As with the original HPL the build will put a binary and a sample configuration into bin/ARCHNAME.

As with the original HPL the configuration file must be called HPL.dat. Note, however, that the options in the configuration file have changed. Therefore you cannot copy a configuration file from the original HPL, but have to create a configuration file anew. The sample file will give you a working configuration for a single nodes. Note that the HPL-GPU process will by default use all cores of a node, therefore you should only run one process per node.

The default values in HPL.dat@ are already tuned for good performance. Take a look at the Technical Report if you want to know how these were found. The most important options which you have to adjust in every case are @N, P and Q, which define the matrix size and the process grid. You can use the script suggest-configs.py in the tools folder to get suggestions for good values. The script is self-documenting. Run suggest-congigs.py -h for help.

The other two interesting options are BCAST and LOOKAHEAD. Contrary to what's stated on netlib.org one of the values 4, 5 or 6 should be used. The recommended value 6 will use the build in MPI broadcast method. Depending on your MPI library and cluster size method 4 or 5 might perform better, though.

The LOOKAHEAD value has a different meaning as in the original HPL. HPL-GPU will always only lookahead one panel, but perform different CPU operations in parallel to the GPU DGEMM. Possible values are:

  • 0 - No Lookahead
  • 1 - Lookahead Mode 1
  • 2 - Lookahead Mode 2

The goal is to keep the GPU computing DGEMM 100% of the time. Higher lookahead modes can mean higher memory bandwidth usage, though. Therefore the Lookahead might not be optimal on every system, especially with few slow CPU cores. For details on the Lookahead modes take a look at the Technical Report where you can also find hints at the other tuning options.

If you are running on a system with different system configurations and speeds take a look at the instructions for heterogeneous systems.

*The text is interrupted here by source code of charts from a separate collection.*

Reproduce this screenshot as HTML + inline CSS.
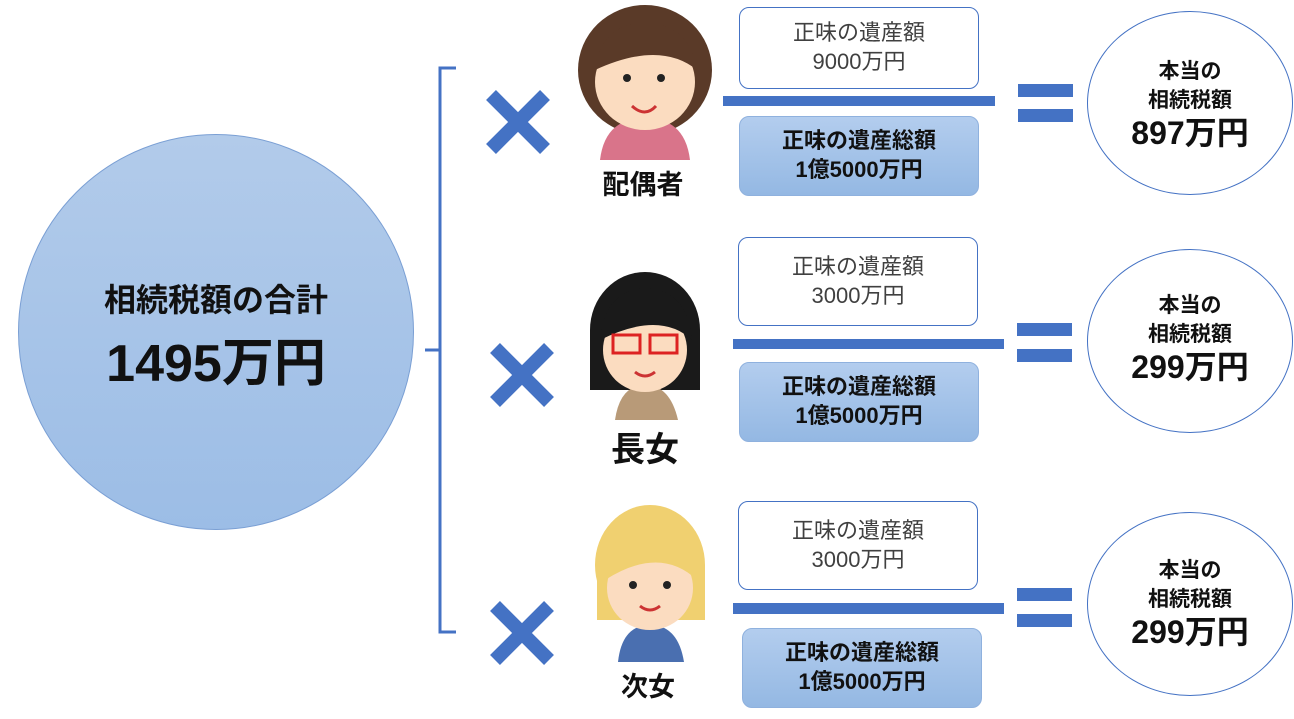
<!DOCTYPE html>
<html><head><meta charset="utf-8"><style>
body{margin:0;width:1294px;height:719px;background:#fff;position:relative;overflow:hidden;font-family:"Liberation Sans","Noto Sans CJK JP",sans-serif}
.a{position:absolute}
.tb{position:absolute;width:240px;height:82px;border:1.5px solid #4472c4;border-radius:10px;background:#fff;box-sizing:border-box;text-align:center;color:#404040;font-size:22px;line-height:29px;padding-top:10px}
.bb{position:absolute;width:240px;height:80px;border:1px solid #8fb1de;border-radius:10px;background:linear-gradient(#b3cdee,#94b8e3);box-sizing:border-box;text-align:center;color:#111;font-size:22px;font-weight:bold;line-height:29px;padding-top:9px}
.bar{position:absolute;height:10px;background:#4472c4}
.eq{position:absolute;width:55px;height:13px;background:#4472c4}
.el{position:absolute;width:206px;height:184px;border:1.5px solid #4472c4;border-radius:50%;box-sizing:border-box;text-align:center;font-weight:bold;color:#111}
.lbl{position:absolute;font-weight:bold;color:#111;text-align:center}
</style></head><body>
<div class="a" style="left:18px;top:134px;width:396px;height:396px;border-radius:50%;background:linear-gradient(#b2cbea,#9cbde6);border:1.5px solid #7a9fd4;box-sizing:border-box;text-align:center;font-weight:bold;color:#111">
<div style="margin-top:140px;font-size:32px">相続税額の合計</div>
<div style="font-size:52px;margin-top:0px">1495万円</div></div>
<svg class="a" style="left:0;top:0" width="1294" height="719">
<path d="M456 68 H440 V632 H456 M440 350 H425" fill="none" stroke="#4472c4" stroke-width="3"/>
<g stroke="#4472c4" stroke-width="14">
<path d="M491 95 L545 149 M545 95 L491 149"/>
<path d="M495 348 L549 402 M549 348 L495 402"/>
<path d="M495 606 L549 660 M549 606 L495 660"/>
</g>
<ellipse cx="645" cy="70" rx="67" ry="65" fill="#5a3a28"/>
<path d="M600 160 Q605 118 645 118 Q685 118 690 160Z" fill="#d9748a"/>
<ellipse cx="645" cy="82" rx="50" ry="48" fill="#fbdcc0"/>
<path d="M595 70 Q600 25 645 22 Q690 25 697 70 Q660 40 595 70Z" fill="#5a3a28"/>
<circle cx="627" cy="78" r="4" fill="#222"/><circle cx="661" cy="78" r="4" fill="#222"/>
<path d="M632 106 Q645 118 656 106" stroke="#c33" stroke-width="3" fill="none"/>
<ellipse cx="645" cy="330" rx="55" ry="58" fill="#1a1a1a"/>
<rect x="590" y="330" width="110" height="60" fill="#1a1a1a"/>
<path d="M615 420 Q620 385 645 385 Q670 385 678 420Z" fill="#b89a78"/>
<ellipse cx="645" cy="350" rx="42" ry="42" fill="#fbdcc0"/>
<path d="M600 340 Q605 290 645 288 Q688 290 692 340 Q660 310 600 340Z" fill="#1a1a1a"/>
<rect x="613" y="335" width="27" height="18" fill="none" stroke="#d22" stroke-width="3"/><rect x="650" y="335" width="27" height="18" fill="none" stroke="#d22" stroke-width="3"/>
<path d="M635 372 Q645 380 655 372" stroke="#c33" stroke-width="3" fill="none"/>
<ellipse cx="650" cy="565" rx="55" ry="60" fill="#f0d070"/>
<rect x="597" y="565" width="108" height="55" fill="#f0d070"/>
<path d="M618 662 Q622 625 650 625 Q678 625 684 662Z" fill="#4a6fb0"/>
<ellipse cx="650" cy="588" rx="43" ry="42" fill="#fbdcc0"/>
<path d="M605 580 Q610 525 650 522 Q692 525 697 580 Q660 545 605 580Z" fill="#f0d070"/>
<circle cx="633" cy="585" r="4" fill="#222"/><circle cx="667" cy="585" r="4" fill="#222"/>
<path d="M640 606 Q650 614 660 606" stroke="#c33" stroke-width="3" fill="none"/>
</svg>
<div class="lbl" style="left:588px;top:163px;width:110px;font-size:27px">配偶者</div>
<div class="lbl" style="left:590px;top:422px;width:110px;font-size:34px">長女</div>
<div class="lbl" style="left:593px;top:665px;width:110px;font-size:27px">次女</div>

<div class="tb" style="left:739px;top:7px">正味の遺産額<br>9000万円</div>
<div class="bar" style="left:723px;top:96px;width:272px"></div>
<div class="bb" style="left:739px;top:116px">正味の遺産総額<br>1億5000万円</div>

<div class="tb" style="left:738px;top:237px;height:89px;padding-top:14px">正味の遺産額<br>3000万円</div>
<div class="bar" style="left:733px;top:339px;width:271px"></div>
<div class="bb" style="left:739px;top:362px">正味の遺産総額<br>1億5000万円</div>

<div class="tb" style="left:738px;top:501px;height:89px;padding-top:14px">正味の遺産額<br>3000万円</div>
<div class="bar" style="left:733px;top:603px;width:271px;height:11px"></div>
<div class="bb" style="left:742px;top:628px">正味の遺産総額<br>1億5000万円</div>

<div class="eq" style="left:1018px;top:84px"></div><div class="eq" style="left:1018px;top:109px"></div>
<div class="eq" style="left:1017px;top:323px"></div><div class="eq" style="left:1017px;top:349px"></div>
<div class="eq" style="left:1017px;top:588px"></div><div class="eq" style="left:1017px;top:614px"></div>

<div class="el" style="left:1087px;top:11px"><div style="margin-top:45px;font-size:21px;line-height:29px">本当の<br>相続税額</div><div style="font-size:32px;line-height:36px">897万円</div></div>
<div class="el" style="left:1087px;top:249px"><div style="margin-top:41px;font-size:21px;line-height:29px">本当の<br>相続税額</div><div style="font-size:32px;line-height:36px">299万円</div></div>
<div class="el" style="left:1087px;top:512px"><div style="margin-top:43px;font-size:21px;line-height:29px">本当の<br>相続税額</div><div style="font-size:32px;line-height:36px">299万円</div></div>
</body></html>
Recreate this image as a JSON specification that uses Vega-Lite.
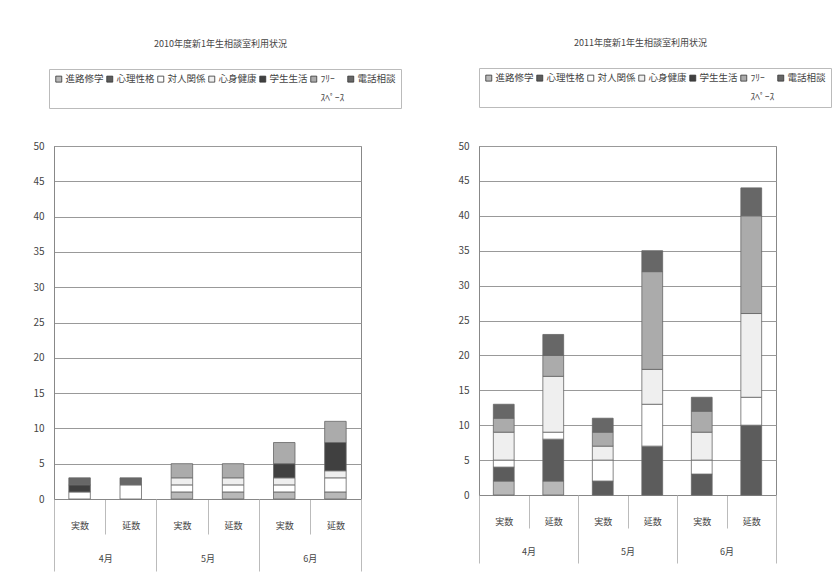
{
  "$schema": "https://vega.github.io/schema/vega-lite/v6.json",
  "background": "white",
  "padding": {"left": 32, "top": 38, "right": 0, "bottom": 5},
  "datasets": {
    "cats": [
      {"cat": "進路修学", "ord": 1},
      {"cat": "心理性格", "ord": 2},
      {"cat": "対人関係", "ord": 3},
      {"cat": "心身健康", "ord": 4},
      {"cat": "学生生活", "ord": 5},
      {"cat": "ﾌﾘｰｽﾍﾟｰｽ", "ord": 6},
      {"cat": "電話相談", "ord": 7}
    ],
    "d": [
      {"year": 2010, "month": "4月", "bar": "4月実数", "cat": "対人関係", "value": 1},
      {"year": 2010, "month": "4月", "bar": "4月実数", "cat": "学生生活", "value": 1},
      {"year": 2010, "month": "4月", "bar": "4月実数", "cat": "電話相談", "value": 1},
      {"year": 2010, "month": "4月", "bar": "4月延数", "cat": "対人関係", "value": 2},
      {"year": 2010, "month": "4月", "bar": "4月延数", "cat": "電話相談", "value": 1},
      {"year": 2010, "month": "5月", "bar": "5月実数", "cat": "進路修学", "value": 1},
      {"year": 2010, "month": "5月", "bar": "5月実数", "cat": "対人関係", "value": 1},
      {"year": 2010, "month": "5月", "bar": "5月実数", "cat": "心身健康", "value": 1},
      {"year": 2010, "month": "5月", "bar": "5月実数", "cat": "ﾌﾘｰｽﾍﾟｰｽ", "value": 2},
      {"year": 2010, "month": "5月", "bar": "5月延数", "cat": "進路修学", "value": 1},
      {"year": 2010, "month": "5月", "bar": "5月延数", "cat": "対人関係", "value": 1},
      {"year": 2010, "month": "5月", "bar": "5月延数", "cat": "心身健康", "value": 1},
      {"year": 2010, "month": "5月", "bar": "5月延数", "cat": "ﾌﾘｰｽﾍﾟｰｽ", "value": 2},
      {"year": 2010, "month": "6月", "bar": "6月実数", "cat": "進路修学", "value": 1},
      {"year": 2010, "month": "6月", "bar": "6月実数", "cat": "対人関係", "value": 1},
      {"year": 2010, "month": "6月", "bar": "6月実数", "cat": "心身健康", "value": 1},
      {"year": 2010, "month": "6月", "bar": "6月実数", "cat": "学生生活", "value": 2},
      {"year": 2010, "month": "6月", "bar": "6月実数", "cat": "ﾌﾘｰｽﾍﾟｰｽ", "value": 3},
      {"year": 2010, "month": "6月", "bar": "6月延数", "cat": "進路修学", "value": 1},
      {"year": 2010, "month": "6月", "bar": "6月延数", "cat": "対人関係", "value": 2},
      {"year": 2010, "month": "6月", "bar": "6月延数", "cat": "心身健康", "value": 1},
      {"year": 2010, "month": "6月", "bar": "6月延数", "cat": "学生生活", "value": 4},
      {"year": 2010, "month": "6月", "bar": "6月延数", "cat": "ﾌﾘｰｽﾍﾟｰｽ", "value": 3},
      {"year": 2011, "month": "4月", "bar": "4月実数", "cat": "進路修学", "value": 2},
      {"year": 2011, "month": "4月", "bar": "4月実数", "cat": "心理性格", "value": 2},
      {"year": 2011, "month": "4月", "bar": "4月実数", "cat": "対人関係", "value": 1},
      {"year": 2011, "month": "4月", "bar": "4月実数", "cat": "心身健康", "value": 4},
      {"year": 2011, "month": "4月", "bar": "4月実数", "cat": "ﾌﾘｰｽﾍﾟｰｽ", "value": 2},
      {"year": 2011, "month": "4月", "bar": "4月実数", "cat": "電話相談", "value": 2},
      {"year": 2011, "month": "4月", "bar": "4月延数", "cat": "進路修学", "value": 2},
      {"year": 2011, "month": "4月", "bar": "4月延数", "cat": "心理性格", "value": 6},
      {"year": 2011, "month": "4月", "bar": "4月延数", "cat": "対人関係", "value": 1},
      {"year": 2011, "month": "4月", "bar": "4月延数", "cat": "心身健康", "value": 8},
      {"year": 2011, "month": "4月", "bar": "4月延数", "cat": "ﾌﾘｰｽﾍﾟｰｽ", "value": 3},
      {"year": 2011, "month": "4月", "bar": "4月延数", "cat": "電話相談", "value": 3},
      {"year": 2011, "month": "5月", "bar": "5月実数", "cat": "心理性格", "value": 2},
      {"year": 2011, "month": "5月", "bar": "5月実数", "cat": "対人関係", "value": 3},
      {"year": 2011, "month": "5月", "bar": "5月実数", "cat": "心身健康", "value": 2},
      {"year": 2011, "month": "5月", "bar": "5月実数", "cat": "ﾌﾘｰｽﾍﾟｰｽ", "value": 2},
      {"year": 2011, "month": "5月", "bar": "5月実数", "cat": "電話相談", "value": 2},
      {"year": 2011, "month": "5月", "bar": "5月延数", "cat": "心理性格", "value": 7},
      {"year": 2011, "month": "5月", "bar": "5月延数", "cat": "対人関係", "value": 6},
      {"year": 2011, "month": "5月", "bar": "5月延数", "cat": "心身健康", "value": 5},
      {"year": 2011, "month": "5月", "bar": "5月延数", "cat": "ﾌﾘｰｽﾍﾟｰｽ", "value": 14},
      {"year": 2011, "month": "5月", "bar": "5月延数", "cat": "電話相談", "value": 3},
      {"year": 2011, "month": "6月", "bar": "6月実数", "cat": "心理性格", "value": 3},
      {"year": 2011, "month": "6月", "bar": "6月実数", "cat": "対人関係", "value": 2},
      {"year": 2011, "month": "6月", "bar": "6月実数", "cat": "心身健康", "value": 4},
      {"year": 2011, "month": "6月", "bar": "6月実数", "cat": "ﾌﾘｰｽﾍﾟｰｽ", "value": 3},
      {"year": 2011, "month": "6月", "bar": "6月実数", "cat": "電話相談", "value": 2},
      {"year": 2011, "month": "6月", "bar": "6月延数", "cat": "心理性格", "value": 10},
      {"year": 2011, "month": "6月", "bar": "6月延数", "cat": "対人関係", "value": 4},
      {"year": 2011, "month": "6月", "bar": "6月延数", "cat": "心身健康", "value": 12},
      {"year": 2011, "month": "6月", "bar": "6月延数", "cat": "ﾌﾘｰｽﾍﾟｰｽ", "value": 14},
      {"year": 2011, "month": "6月", "bar": "6月延数", "cat": "電話相談", "value": 4}
    ]
  },
  "config": {
    "font": "Noto Sans CJK JP",
    "view": {"stroke": "#888", "strokeWidth": 1},
    "concat": {"spacing": 55},
    "style": {"guide-label": {"lineHeight": 19}},
    "axis": {"labelFont": "Noto Sans CJK JP", "labelColor": "#444", "domainColor": "#888", "tickColor": "#aaa", "gridColor": "#999"},
    "title": {"font": "Noto Sans CJK JP", "fontSize": 9, "fontWeight": "normal", "color": "#444", "anchor": "middle", "dx": 13},
    "legend": {
      "orient": "none", "direction": "horizontal", "columns": 7, "title": null,
      "symbolType": "square", "symbolSize": 36, "symbolStrokeColor": "#333", "symbolStrokeWidth": 0.8,
      "labelFont": "Noto Sans CJK JP", "labelFontSize": 9.5, "labelColor": "#444", "labelOffset": 2,
      "columnPadding": 1, "padding": 5, "strokeColor": "#bbb", "labelBaseline": "middle"
    }
  },
  "resolve": {"scale": {"color": "independent"}, "legend": {"color": "independent"}},
  "hconcat": [
    {
      "data": {"name": "d"},
      "transform": [
        {"filter": "datum.year == 2010"},
        {"lookup": "cat", "from": {"data": {"name": "cats"}, "key": "cat", "fields": ["ord"]}}
      ],
      "width": 307, "height": 353,
      "title": {"text": "2010年度新1年生相談室利用状況", "offset": 20},
      "resolve": {"scale": {"x": "independent"}, "axis": {"x": "independent"}},
      "layer": [
        {
          "mark": {"type": "bar", "width": {"band": 0.42}, "stroke": "#666", "strokeWidth": 0.8},
          "encoding": {
            "x": {"field": "bar", "type": "nominal",
              "scale": {"domain": ["4月実数", "4月延数", "5月実数", "5月延数", "6月実数", "6月延数"], "paddingInner": 0, "paddingOuter": 0},
              "axis": {"orient": "bottom", "title": null, "labelExpr": "slice(datum.label, 2)", "labelAngle": 0, "labelFontSize": 9, "tickBand": "extent", "tickSize": 35, "tickColor": "#bbb", "labelPadding": -13}},
            "y": {"field": "value", "type": "quantitative", "stack": "zero",
              "scale": {"domain": [0, 50]},
              "axis": {"title": null, "values": [0, 5, 10, 15, 20, 25, 30, 35, 40, 45, 50], "ticks": false, "labelPadding": 10, "labelFontSize": 10, "grid": true}},
            "order": {"field": "ord", "type": "quantitative", "sort": "ascending"},
            "color": {"field": "cat", "type": "nominal",
              "sort": ["進路修学", "心理性格", "対人関係", "心身健康", "学生生活", "ﾌﾘｰｽﾍﾟｰｽ", "電話相談"],
              "scale": {"domain": ["進路修学", "心理性格", "対人関係", "心身健康", "学生生活", "ﾌﾘｰｽﾍﾟｰｽ", "電話相談"],
                        "range": ["#b8b8b8", "#5c5c5c", "#ffffff", "#efefef", "#404040", "#ababab", "#676767"]},
              "legend": {"orient": "none", "legendX": -5, "legendY": -77,
                "labelExpr": "datum.label == 'ﾌﾘｰｽﾍﾟｰｽ' ? ['ﾌﾘｰ', 'ｽﾍﾟｰｽ'] : [datum.label, '']"}}
          }
        },
        {
          "mark": {"type": "point", "opacity": 0},
          "encoding": {
            "x": {"field": "month", "type": "nominal",
              "scale": {"type": "band", "domain": ["4月", "5月", "6月"], "paddingInner": 0, "paddingOuter": 0},
              "axis": {"orient": "bottom", "title": null, "domain": false, "labelAngle": 0, "labelFontSize": 9, "tickBand": "extent", "tickSize": 72, "tickColor": "#bbb", "labelPadding": -17}}
          }
        }
      ]
    },
    {
      "data": {"name": "d"},
      "transform": [
        {"filter": "datum.year == 2011"},
        {"lookup": "cat", "from": {"data": {"name": "cats"}, "key": "cat", "fields": ["ord"]}}
      ],
      "width": 297, "height": 349,
      "title": {"text": "2011年度新1年生相談室利用状況", "offset": 20},
      "resolve": {"scale": {"x": "independent"}, "axis": {"x": "independent"}},
      "layer": [
        {
          "mark": {"type": "bar", "width": {"band": 0.42}, "stroke": "#666", "strokeWidth": 0.8},
          "encoding": {
            "x": {"field": "bar", "type": "nominal",
              "scale": {"domain": ["4月実数", "4月延数", "5月実数", "5月延数", "6月実数", "6月延数"], "paddingInner": 0, "paddingOuter": 0},
              "axis": {"orient": "bottom", "title": null, "labelExpr": "slice(datum.label, 2)", "labelAngle": 0, "labelFontSize": 9, "tickBand": "extent", "tickSize": 33, "tickColor": "#bbb", "labelPadding": -11}},
            "y": {"field": "value", "type": "quantitative", "stack": "zero",
              "scale": {"domain": [0, 50]},
              "axis": {"title": null, "values": [0, 5, 10, 15, 20, 25, 30, 35, 40, 45, 50], "ticks": false, "labelPadding": 10, "labelFontSize": 10, "grid": true}},
            "order": {"field": "ord", "type": "quantitative", "sort": "ascending"},
            "color": {"field": "cat", "type": "nominal",
              "sort": ["進路修学", "心理性格", "対人関係", "心身健康", "学生生活", "ﾌﾘｰｽﾍﾟｰｽ", "電話相談"],
              "scale": {"domain": ["進路修学", "心理性格", "対人関係", "心身健康", "学生生活", "ﾌﾘｰｽﾍﾟｰｽ", "電話相談"],
                        "range": ["#b8b8b8", "#5c5c5c", "#ffffff", "#efefef", "#404040", "#ababab", "#676767"]},
              "legend": {"orient": "none", "legendX": 0, "legendY": -78,
                "labelExpr": "datum.label == 'ﾌﾘｰｽﾍﾟｰｽ' ? ['ﾌﾘｰ', 'ｽﾍﾟｰｽ'] : [datum.label, '']"}}
          }
        },
        {
          "mark": {"type": "point", "opacity": 0},
          "encoding": {
            "x": {"field": "month", "type": "nominal",
              "scale": {"type": "band", "domain": ["4月", "5月", "6月"], "paddingInner": 0, "paddingOuter": 0},
              "axis": {"orient": "bottom", "title": null, "domain": false, "labelAngle": 0, "labelFontSize": 9, "tickBand": "extent", "tickSize": 68, "tickColor": "#bbb", "labelPadding": -16}}
          }
        }
      ]
    }
  ]
}
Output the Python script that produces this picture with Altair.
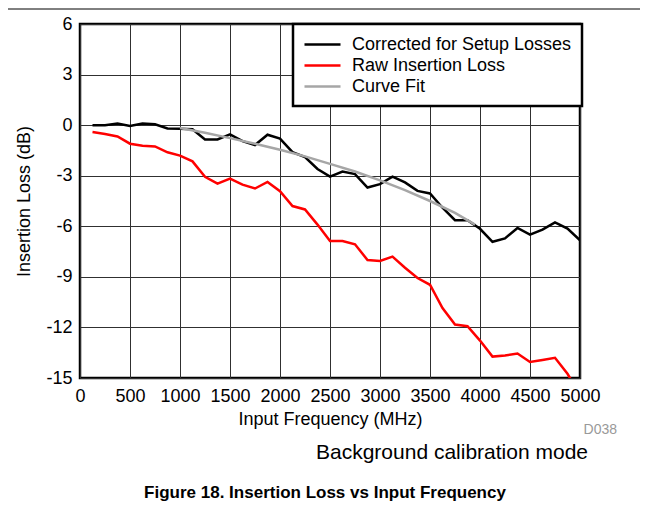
import altair as alt
import pandas as pd

freq = [125, 250, 375, 500, 625, 750, 875, 1000, 1125, 1250,
        1375, 1500, 1625, 1750, 1875, 2000, 2125, 2250, 2375, 2500,
        2625, 2750, 2875, 3000, 3125, 3250, 3375, 3500, 3625, 3750,
        3875, 4000, 4125, 4250, 4375, 4500, 4625, 4750, 4875, 5000]

corrected = [0.0, 0.0, 0.1, -0.05, 0.1, 0.05, -0.2, -0.22, -0.25, -0.85,
             -0.85, -0.55, -0.95, -1.18, -0.57, -0.8, -1.6, -1.9, -2.6, -3.05,
             -2.75, -2.9, -3.7, -3.5, -3.05, -3.4, -3.9, -4.05, -4.9, -5.64,
             -5.64, -6.15, -6.92, -6.72, -6.1, -6.5, -6.2, -5.77, -6.14, -6.83]

raw = [-0.41, -0.53, -0.67, -1.1, -1.22, -1.26, -1.61, -1.81, -2.15, -3.07,
       -3.47, -3.17, -3.53, -3.76, -3.37, -3.92, -4.8, -5.0, -5.9, -6.87,
       -6.87, -7.07, -8.0, -8.06, -7.8, -8.46, -9.07, -9.47, -10.85, -11.83,
       -11.93, -12.78, -13.73, -13.67, -13.55, -14.05, -13.93, -13.8, -14.75, -16.0]

fit_freq = [1000, 1250, 1500, 1750, 2000, 2250, 2500, 2750, 3000, 3250,
            3500, 3750, 3950]
fit = [-0.17, -0.45, -0.77, -1.1, -1.46, -1.85, -2.3, -2.75, -3.28, -3.85,
       -4.5, -5.2, -5.9]

series_names = ["Corrected for Setup Losses", "Raw Insertion Loss", "Curve Fit"]
series_colors = ["#000000", "#ff0000", "#a6a6a6"]

x_ticks = [0, 500, 1000, 1500, 2000, 2500, 3000, 3500, 4000, 4500, 5000]
y_ticks = [-15, -12, -9, -6, -3, 0, 3, 6]

note_text = ["D038"]
mode_text = ["Background calibration mode"]
caption_text = ["Figure 18. Insertion Loss vs Input Frequency"]

FONT = "Liberation Sans"

rows = []
for f, v in zip(freq, raw):
    rows.append({"freq": f, "loss": v, "series": series_names[1], "ord": 0})
for f, v in zip(freq, corrected):
    rows.append({"freq": f, "loss": v, "series": series_names[0], "ord": 1})
for f, v in zip(fit_freq, fit):
    rows.append({"freq": f, "loss": v, "series": series_names[2], "ord": 2})
df = pd.DataFrame(rows)

W, H = 500, 354

lines = alt.Chart(df).mark_line(strokeWidth=2.5, clip=True).encode(
    x=alt.X("freq:Q",
            scale=alt.Scale(domain=[0, 5000], nice=False),
            axis=alt.Axis(values=x_ticks, title="Input Frequency (MHz)",
                          labelExpr="'' + datum.value", labelOverlap=False,
                          labelFlush=False,
                          titlePadding=5, labelPadding=9)),
    y=alt.Y("loss:Q",
            scale=alt.Scale(domain=[-15, 6], nice=False, zero=False),
            axis=alt.Axis(values=y_ticks, title="Insertion Loss (dB)",
                          labelExpr="'' + datum.value", labelOverlap=False,
                          labelFlush=False,
                          titlePadding=12, labelPadding=8)),
    color=alt.Color("series:N",
                    scale=alt.Scale(domain=series_names, range=series_colors),
                    legend=alt.Legend(title=None, orient="none",
                                      legendX=213, legendY=0,
                                      symbolType="M-2,0H2", symbolSize=324,
                                      symbolStrokeWidth=2.5, symbolOffset=9,
                                      labelFontSize=18, labelFont=FONT,
                                      labelColor="black", labelOffset=19,
                                      rowPadding=1, padding=10,
                                      strokeColor="black", fillColor="white",
                                      labelLimit=400)),
    detail="ord:N",
    order="ord:Q",
)

top_rule = alt.Chart(pd.DataFrame({"a": [0]})).mark_rule(
    color="black", strokeWidth=1, clip=False
).encode(x=alt.value(-72), x2=alt.value(561), y=alt.value(-15))

note = alt.Chart(pd.DataFrame({"t": note_text})).mark_text(
    font=FONT, fontSize=14, color="#999999", align="right", baseline="middle"
).encode(x=alt.value(537), y=alt.value(406), text="t:N")

mode = alt.Chart(pd.DataFrame({"t": mode_text})).mark_text(
    font=FONT, fontSize=21, color="black", align="right", baseline="middle"
).encode(x=alt.value(508), y=alt.value(429), text="t:N")

caption = alt.Chart(pd.DataFrame({"t": caption_text})).mark_text(
    font=FONT, fontSize=17, fontWeight="bold", color="black",
    align="center", baseline="middle"
).encode(x=alt.value(245), y=alt.value(469), text="t:N")

chart = alt.layer(lines, top_rule, note, mode, caption).properties(
    width=W, height=H,
    autosize=alt.AutoSizeParams(type="none"),
    padding={"left": 72, "top": 16, "right": 60, "bottom": 127},
).configure_view(
    stroke="black", strokeWidth=2.5
).configure_axis(
    grid=True, gridColor="#303030", gridWidth=1, gridOpacity=1,
    ticks=False, domain=False,
    labelFont=FONT, labelFontSize=18, labelColor="black",
    titleFont=FONT, titleFontSize=18, titleFontWeight="normal", titleColor="black",
).configure_legend(
    strokeWidth=2.5
)

chart.save("out.html", embed_options={"renderer": "svg", "actions": False})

Running happens by either directly launching the xhpl binary or launching the xhpl binary via MPI. Again keep in mind to launch only one process per node. As HPL-GPU, or to be exact CALDGEMM, performs it's own pinning of threads to CPU cores you should make sure MPI doesn't interfere with that. In addition there can be issues with using RDMA in parallel to GPU DMA usage. To avoid these problems setting the following environment options is recommended:

  • MVAPICH - VIADEV_USE_AFFINITY=0 VIADEV_RNDV_PROTOCOL=R3
  • MVAPICH2 - MV2_ENABLE_AFFINITY=0 MV2_RNDV_PROTOCOL=R3 MV2_USE_RDMA_ONE_SIDED=0

OpenMPI does not show any problems with thread pinning.

License

HPL-GPU is made up of parts that are licensed under the GNU General Public License Version 3 and parts that are licensed under the 4-clause BSD license. The license of each source file is noted in the header of the file. The parts licensed under the GNU General Public License Version 3 grant the following special exception:

"Use with the Original BSD License."

Notwithstanding any other provision of the GNU General Public License Version 3, you have permission to link or combine any covered work witha work licensed under the 4-clause BSD license into a single combined work, and to convey the resulting work. The terms of this License will continue to apply to the part which is the covered work, but the special requirements of the 4-clause BSD license, clause 3, concerning the requirement of acknowledgement in advertising materials will apply to the combination as such.